El problema latinoamericano de
nuestros días, es que varios gobiernos están inclinados a conformarse con la
llamada “legitimidad de origen” para no tener problemas con el demencial
gobierno venezolano, que tan útil les ha resultado. Ante las acusadas pruebas
testimoniales, gráficas y de videos sobre violaciones a DDHH, aceptan –sin duda
por razones difíciles de explicar- la miserable decisión de la mayoría de la
OEA de taparse los oídos, la trompa y la vista (como los tres monos sabios del
norte de Japón) frente a las graves denuncias de la disidencia democrática, al
punto de prestarse a silenciar la voz de María Corina Machado.
La cobardía, la falta de principios y
la indignidad reinantes en varias estructuras regionales nos dan una medida de
la degradación política que ha doblegado a antiguos luchadores contra las
dictaduras, hoy devenidos dictadores ellos mismos.
Esa sinuosa conducta internacional ha
prestado un servicio indirecto a la causa democrática. Si hubiesen escuchado a
la diputada Machado seguramente el impacto mediático universal no habría sido
tan notable como el provocado por la cobarde mordaza.
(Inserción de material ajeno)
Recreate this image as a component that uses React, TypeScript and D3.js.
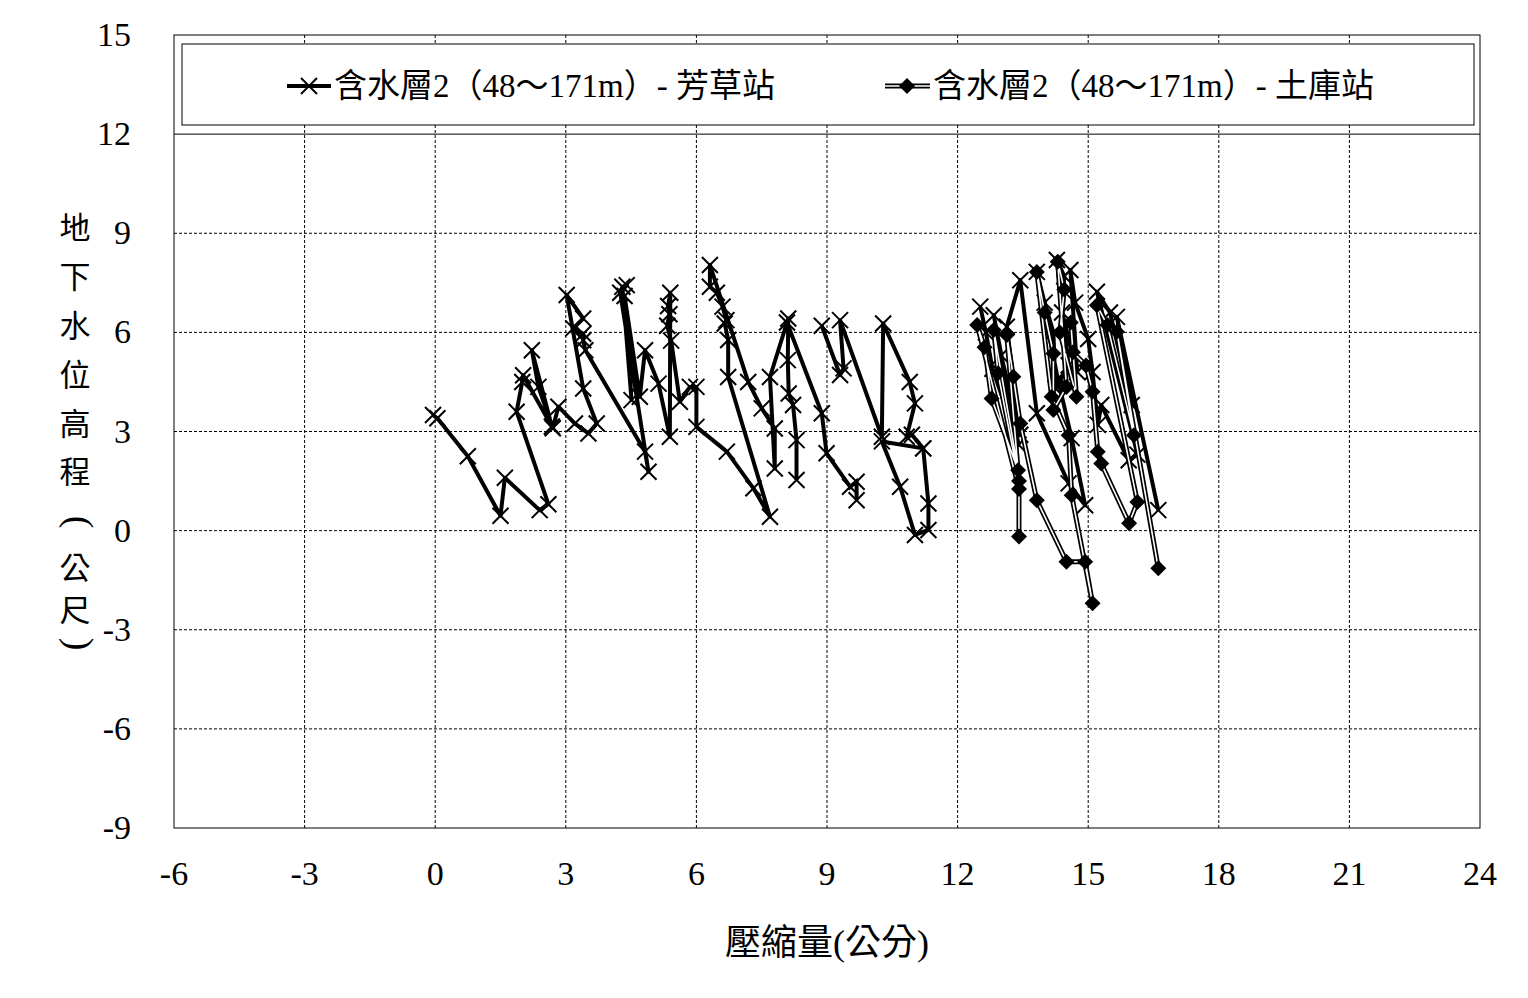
import React from "react";
import * as d3 from "d3";

// ---------- data ----------
const xTicks = [-6, -3, 0, 3, 6, 9, 12, 15, 18, 21, 24];
const yTicks = [-9, -6, -3, 0, 3, 6, 9, 12, 15];

const seriesNames = ["含水層2（48～171m）- 芳草站", "含水層2（48～171m）- 土庫站"];
const xTitle = "壓縮量(公分)";
const yTitleChars = ["地", "下", "水", "位", "高", "程", "(", "公", "尺", ")"];

// 芳草站 (NaN = gap)
const fangcaoX = [
  -0.05, 0.05, 0.75, 1.5, 1.6, 2.4, 2.6, 1.87, 2.0, 2.02, 2.68, 2.22, 2.37, 2.7, 2.83, 3.21, 3.52, 3.71, 3.4, 3.02,
  3.4, 3.17, 3.4, 3.4, 3.45, 4.82, 4.9, 4.25, 4.4, 4.3, 4.51, 4.35, 4.7, 4.82, 5.13, 5.39, 5.4, 5.35, 5.38, 5.33,
  5.42, 5.62, 5.85, 6.0, 6.0, 6.7, 7.31, 7.69, 6.73, 6.73, 6.65, 6.69, 6.6, 6.47, 6.31, 6.31, 7.19, 7.5, 7.8, 7.8,
  7.69, 8.11, 8.1, 8.12, 8.22, 8.3, 8.3, NaN, 8.08, 8.88, 8.99, 9.53, 9.68, 9.68, NaN, 8.88, 9.3, 9.38, 9.3, 10.26,
  10.29, 10.9, 11.02, 10.83, 10.95, 11.21, 10.26, 10.68, 11.02, 11.33, 11.33, 11.21, NaN,
  12.52, 12.65, 12.8, 13.4, 12.83, 13.0, 13.44, 13.13, 13.44, 13.82, 14.55, 14.93, 14.62, 14.3, 13.82, 14.0, 14.2,
  14.25, 14.55, 14.28, 14.45, 14.4, 14.75, 14.59, 14.7, 15.0, 15.1, 15.22, 15.3, 15.93, 16.13, 15.2, 15.5, 16.0,
  15.66, 16.61,
];
const fangcaoY = [
  3.5, 3.4, 2.25, 0.45, 1.6, 0.62, 0.8, 3.6, 4.5, 4.7, 3.15, 5.46, 4.35, 3.1, 3.75, 3.24, 2.94, 3.24, 4.3, 7.13,
  6.42, 6.12, 5.96, 5.76, 5.46, 2.39, 1.78, 7.2, 7.43, 7.38, 3.95, 7.1, 4.05, 5.46, 4.45, 2.84, 7.2, 6.8, 6.55, 6.2,
  5.75, 3.9, 4.35, 4.35, 3.14, 2.39, 1.28, 0.42, 4.65, 5.77, 6.27, 6.37, 6.78, 7.2, 7.38, 8.04, 4.5, 3.7, 3.09, 1.88,
  4.65, 6.42, 5.16, 4.15, 3.8, 2.74, 1.53, NaN, 6.3, 3.55, 2.34, 1.33, 1.48, 0.92, NaN, 6.2, 4.71, 4.91, 6.37, 2.84,
  6.27, 4.5, 3.85, 2.84, 2.9, 2.49, 2.7, 1.33, -0.13, 0.02, 0.82, 2.49, NaN,
  6.78, 6.0, 4.9, 2.6, 6.52, 5.3, 2.9, 6.17, 7.58, 3.55, 1.43, 0.77, 2.8, 4.6, 7.83, 6.9, 6.0,
  4.3, 5.0, 8.19, 7.7, 6.6, 4.8, 7.89, 6.9, 5.8, 4.8, 3.2, 3.8, 2.13, 2.3, 7.23, 6.6, 3.8,
  6.47, 0.62,
];

// 土庫站
const tukuX = [
  13.41, 13.41, 12.45, 12.62, 12.78, 13.39, 12.83, 12.93, 13.41, 13.13, 13.28, 13.44, 13.82, 14.5, 14.93, 15.1,
  14.62, 14.55, 14.16, 13.82, 14.0, 14.2, 14.2, 14.5, 14.3, 14.45, 14.35, 14.73, 14.6, 14.65, 14.95, 15.1, 15.22,
  15.3, 15.94, 16.13, 15.2, 15.44, 16.05, 15.66, 16.61,
];
const tukuY = [
  -0.18, 1.26, 6.22, 5.55, 4.0, 1.83, 6.07, 4.76, 1.5, 5.92, 4.66, 3.24, 0.92, -0.94, -0.94, -2.2,
  1.07, 2.89, 4.05, 7.83, 6.6, 5.36, 3.65, 4.35, 8.14, 7.3, 6.0, 4.05, 6.3, 5.4, 5.0, 4.2, 2.39,
  2.03, 0.22, 0.87, 6.82, 6.22, 2.89, 6.02, -1.14,
];

// ---------- layout ----------
const W = 1528;
const H = 998;
const PL = 174, PR = 1480, PT = 35, PB = 828;
const FONT = "'Liberation Serif', 'Times New Roman', 'Noto Sans CJK TC', serif";
const CJK = "'Noto Sans CJK TC', 'Liberation Serif', serif";

export default function App() {
  const x = d3.scaleLinear().domain([-6, 24]).range([PL, PR]);
  const y = d3.scaleLinear().domain([-9, 15]).range([PB, PT]);

  const fc = fangcaoX.map((v, i) => [v, fangcaoY[i]] as [number, number]);
  const tk = tukuX.map((v, i) => [v, tukuY[i]] as [number, number]);

  const line = d3
    .line<[number, number]>()
    .defined((d) => !isNaN(d[0]) && !isNaN(d[1]))
    .x((d) => x(d[0]))
    .y((d) => y(d[1]));

  const crossPath = "M-8,-8L8,8M-8,8L8,-8";
  const diamondPath = "M0,-8L8,0L0,8L-8,0Z";

  const legendY = 86;
  const yTitlePos = [228, 277, 326, 375, 424, 472, 522, 568, 610, 644];

  return (
    <svg width={W} height={H} style={{ position: "absolute", left: 0, top: 0, background: "#fff" }}>
      <rect x={0} y={0} width={W} height={H} fill="#fff" />
      {/* grid */}
      {xTicks.slice(1, -1).map((t) => (
        <line key={"gx" + t} x1={x(t)} x2={x(t)} y1={PT} y2={PB} stroke="#000" strokeWidth={1} strokeDasharray="3,2" />
      ))}
      {yTicks.slice(1, -1).map((t) => (
        <line key={"gy" + t} x1={PL} x2={PR} y1={y(t)} y2={y(t)} stroke="#000" strokeWidth={1}
          strokeDasharray={t === 12 ? undefined : "3,2"} />
      ))}
      <rect x={PL} y={PT} width={PR - PL} height={PB - PT} fill="none" stroke="#000" strokeWidth={1} />

      {/* tick labels */}
      {xTicks.map((t) => (
        <text key={"xl" + t} x={x(t)} y={885} fontSize={34} fontFamily={FONT} textAnchor="middle">{t}</text>
      ))}
      {yTicks.map((t) => (
        <text key={"yl" + t} x={131} y={y(t) + 11} fontSize={34} fontFamily={FONT} textAnchor="end">{t}</text>
      ))}

      {/* axis titles */}
      <text x={827} y={955} fontSize={36} fontFamily={FONT} textAnchor="middle">{xTitle}</text>
      {yTitleChars.map((c, i) => {
        const paren = c === "(" || c === ")";
        if (paren) {
          return (
            <text key={"yt" + i} x={0} y={0} fontSize={38} fontFamily={FONT} textAnchor="middle"
              dominantBaseline="central" transform={`translate(80,${yTitlePos[i]}) rotate(90)`}>{c}</text>
          );
        }
        return (
          <text key={"yt" + i} x={75} y={yTitlePos[i] + 11} fontSize={31} fontFamily={CJK} textAnchor="middle">{c}</text>
        );
      })}

      {/* series 芳草站 */}
      <path d={line(fc) || ""} fill="none" stroke="#000" strokeWidth={4} strokeLinejoin="round" />
      {fc.filter((d) => !isNaN(d[0])).map((d, i) => (
        <path key={"fc" + i} d={crossPath} transform={`translate(${x(d[0])},${y(d[1])})`} stroke="#000" strokeWidth={2} fill="none" />
      ))}

      {/* series 土庫站 (double line) */}
      <path d={line(tk) || ""} fill="none" stroke="#000" strokeWidth={5} strokeLinejoin="round" />
      <path d={line(tk) || ""} fill="none" stroke="#fff" strokeWidth={1.6} strokeLinejoin="round" />
      {tk.map((d, i) => (
        <path key={"tk" + i} d={diamondPath} transform={`translate(${x(d[0])},${y(d[1])})`} fill="#000" />
      ))}

      {/* legend */}
      <rect x={182} y={44} width={1292} height={81} fill="#fff" stroke="#000" strokeWidth={1} />
      <line x1={287} x2={331} y1={legendY} y2={legendY} stroke="#000" strokeWidth={4} />
      <path d={crossPath} transform={`translate(309,${legendY})`} stroke="#000" strokeWidth={2} fill="none" />
      <text x={334} y={legendY + 11} fontSize={33} fontFamily={FONT}>{seriesNames[0]}</text>

      <line x1={885} x2={930} y1={legendY} y2={legendY} stroke="#000" strokeWidth={5} />
      <line x1={885} x2={930} y1={legendY} y2={legendY} stroke="#fff" strokeWidth={1.6} />
      <path d={diamondPath} transform={`translate(907,${legendY})`} fill="#000" />
      <text x={933} y={legendY + 11} fontSize={33} fontFamily={FONT}>{seriesNames[1]}</text>
    </svg>
  );
}
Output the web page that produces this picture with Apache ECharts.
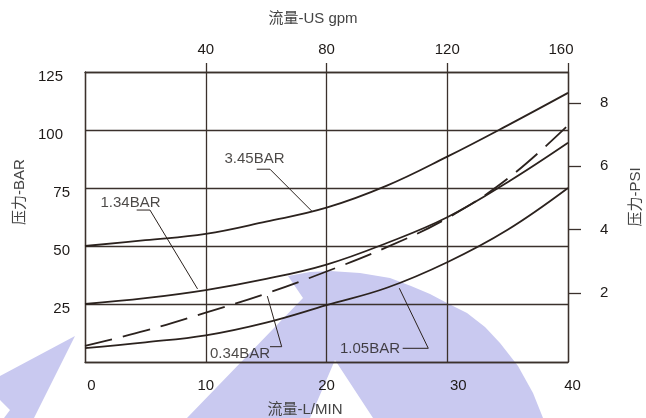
<!DOCTYPE html>
<html>
<head>
<meta charset="utf-8">
<script src="https://cdn.jsdelivr.net/npm/echarts@6/dist/echarts.min.js"></script>
<style>
html,body{margin:0;padding:0;background:#fff;}
#c{width:646px;height:418px;}
</style>
</head>
<body>
<div id="c"></div>
<script>
// ---- data ----
const flowLpm = [0, 5, 10, 15, 20, 25, 30, 35, 40];
const p345 = [50, 52.5, 55.2, 60.5, 66.5, 76, 88.5, 102, 116];
const p134 = [25, 27.5, 31, 35.8, 42, 51.3, 62.4, 77.5, 94.5];
const p034 = [7, 13.5, 21.3, 29.5, 39, 49.5, 62, 79, 102];
const p105 = [6, 8.5, 11.5, 17, 24.5, 32, 43, 57, 75];

const lpmTicks = [0, 10, 20, 30, 40];
const gpmTicks = [40, 80, 120, 160];
const barTicks = [25, 50, 75, 100, 125];
const psiTicks = [2, 4, 6, 8];

// annotation labels: text, [x, y] of text centre, leader polyline
const annNames = ['3.45BAR', '1.34BAR', '0.34BAR', '1.05BAR'];
const annText = [[14.04, 87.5], [3.77, 68.75], [12.84, 3.45], [23.6, 5.6]];
const annLeaders = [
  [[14.22, 83.1], [15.32, 83.1], [18.77, 65.1]],
  [[4.28, 65.5], [5.38, 65.5], [9.32, 31.5]],
  [[15.32, 6.6], [16.29, 6.6], [15.1, 28.4]],
  [[26.31, 5.9], [28.43, 5.9], [26.03, 31.8]]
];

// ---- chart ----
const FONT = "'Liberation Sans', 'Noto Sans CJK SC', sans-serif";
const INK = '#2b221e';
const GRIDC = '#3b312c';
const chart = echarts.init(document.getElementById('c'), null, {renderer: 'canvas'});

const pair = (xs, ys) => xs.map((x, i) => [x, ys[i]]);
const curve = (name, ys, dashed) => ({
  name, type: 'line', xAxisIndex: 0, yAxisIndex: 0,
  data: pair(flowLpm, ys), smooth: 0.4, symbol: 'none', z: 3,
  lineStyle: {color: INK, width: 1.8, type: dashed ? [28, 11] : 'solid'}
});

const series = [
  curve('3.45BAR', p345),
  curve('1.34BAR', p134),
  curve('0.34BAR', p034, true),
  curve('1.05BAR', p105)
];
annLeaders.forEach((pts, i) => series.push({
  name: 'leader' + i, type: 'line', xAxisIndex: 0, yAxisIndex: 0,
  data: pts, smooth: false, symbol: 'none', z: 3,
  lineStyle: {color: INK, width: 1}
}));
series.push({
  name: 'labels', type: 'scatter', xAxisIndex: 0, yAxisIndex: 0,
  symbolSize: 0, z: 4,
  data: annNames.map((n, i) => ({name: n, value: annText[i]})),
  label: {show: true, position: 'inside', formatter: p => p.name,
    color: '#1e1a18', fontSize: 15, fontFamily: FONT}
});

const lavender = '#c9c9f0';

chart.setOption({
  animation: false,
  backgroundColor: '#fff',
  grid: {left: 85, right: 78, top: 72, bottom: 56, containLabel: false, outerBoundsMode: 'none'},
  graphic: [
    {type: 'polygon', z: -10, silent: true,
      shape: {points: [[75,336],[0,376],[0,400],[10,410],[4,418],[34,418]]},
      style: {fill: lavender}},
    {type: 'polygon', z: -10, silent: true,
      shape: {points: [[288,276],[303,298],[187,418],[310,418],[335,360],[373,418],[543,418],
        [533,393],[518,366],[500,343],[485,327],[467,313],[447,303],[430,294],[411,286],
        [390,278],[360,273],[330,271],[310,272]]},
      style: {fill: lavender}}
  ],
  xAxis: [
    {
      type: 'value', position: 'bottom', min: 0, max: 40, interval: 10,
      name: '流量-L/MIN', nameLocation: 'middle', nameGap: 40,
      nameTextStyle: {color: '#444', fontSize: 15, fontFamily: FONT, padding: [0, 43, 0, 0]},
      axisLine: {show: true, onZero: false, lineStyle: {color: GRIDC, width: 1.3}},
      axisTick: {show: false},
      axisLabel: {
        margin: 16, color: '#1e1a18', fontSize: 15, fontFamily: FONT,
        formatter: v => v === 0 ? '{a|0}' : v === 30 ? '{c|30}' : v === 40 ? '{d|40}' : String(v),
        rich: {
          a: {fontSize: 15, fontFamily: FONT, color: '#1e1a18', padding: [0, 0, 0, 13]},
          c: {fontSize: 15, fontFamily: FONT, color: '#1e1a18', padding: [0, 0, 0, 22]},
          d: {fontSize: 15, fontFamily: FONT, color: '#1e1a18', padding: [0, 0, 0, 9]}
        }
      },
      splitLine: {show: true, lineStyle: {color: GRIDC, width: 1.3}}
    },
    {
      type: 'value', position: 'top', min: 0, max: 160,
      name: '流量-US gpm', nameLocation: 'middle', nameGap: 46,
      nameTextStyle: {color: '#444', fontSize: 15, fontFamily: FONT, padding: [0, 27, 0, 0]},
      axisLine: {show: true, onZero: false, lineStyle: {color: GRIDC, width: 1.3}},
      axisTick: {show: true, length: 9, customValues: gpmTicks, lineStyle: {color: GRIDC, width: 1.3}},
      axisLabel: {
        margin: 15, color: '#1e1a18', fontSize: 15, fontFamily: FONT, customValues: gpmTicks,
        formatter: v => v === 160 ? '{e|160}' : String(v),
        rich: {e: {fontSize: 15, fontFamily: FONT, color: '#1e1a18', padding: [0, 14, 0, 0]}}
      },
      splitLine: {show: false}
    }
  ],
  yAxis: [
    {
      type: 'value', position: 'left', min: 0, max: 125, interval: 25,
      name: '压力-BAR', nameLocation: 'middle', nameGap: 57, nameRotate: 90,
      nameTextStyle: {color: '#444', fontSize: 15, fontFamily: FONT, padding: [0, 0, 0, 50]},
      axisLine: {show: true, onZero: false, lineStyle: {color: GRIDC, width: 1.3}},
      axisTick: {show: false},
      axisLabel: {
        margin: 15, color: '#1e1a18', fontSize: 15, fontFamily: FONT, customValues: barTicks,
        padding: [10, 0, 0, 0],
        formatter: v => v >= 100 ? '{w|' + v + '}' : String(v),
        rich: {w: {fontSize: 15, fontFamily: FONT, color: '#1e1a18', padding: [0, 7, 0, 0]}}
      },
      splitLine: {show: true, lineStyle: {color: GRIDC, width: 1.3}}
    },
    {
      type: 'value', position: 'right', min: -0.17, max: 8.97,
      name: '压力-PSI', nameLocation: 'middle', nameGap: 60, nameRotate: 90,
      nameTextStyle: {color: '#444', fontSize: 15, fontFamily: FONT, padding: [0, 0, 0, 40]},
      axisLine: {show: true, onZero: false, lineStyle: {color: GRIDC, width: 1.3}},
      axisTick: {show: true, length: 13, customValues: psiTicks, lineStyle: {color: GRIDC, width: 1.3}},
      axisLabel: {
        margin: 32, color: '#1e1a18', fontSize: 15, fontFamily: FONT, customValues: psiTicks,
        padding: [4, 0, 0, 0]
      },
      splitLine: {show: false}
    }
  ],
  series
});
</script>
</body>
</html>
En las deplorables condiciones en que
el bloque gobernante se encuentra, la carga de sostener esas útiles
complicidades se está haciendo insostenible y por eso, porque el régimen está
contra la corriente, conductas tan sombrías no deben contar con disfrutar de
larga vida.
A la OEA, a Unasur debe haberlos
preocupado la franqueza de Maduro y Diosdado en relación con la diputada
Machado. La despojaron de su condición constitucional. Lo decidieron así sin
tomarse el trabajo de respetar el procedimiento constitucional que todas las sociedades
democráticas aplican.
Maduro y Diosdado humillaron a sus
propios funcionarios. A la Fiscal del Ministerio Público, a los magullados
magistrados del Tribunal Supremo y a los diputados oficialistas. No fueron
consultados, no fueron requeridos, el rayo autocrático cayó sobre sus calvas, y
no obstante todos ellos, sudorosos, agitados, tratando de ser los primeros en
cumplirle a sus jefes, emborronaron cuartillas para darle formas legales
a la desnuda arbitrariedad.
Plumarios, cagatintas, leguleyos, con
aire de duques ofendidos y palabras completamente devaluadas; es ese el elenco
encargado de proyectar delitos contra quienes no entren en el molde de
pensamiento único.
Sus perseguidos sin causa. Sus
víctimas convertidas en victimarios, por arte de birlibirloque.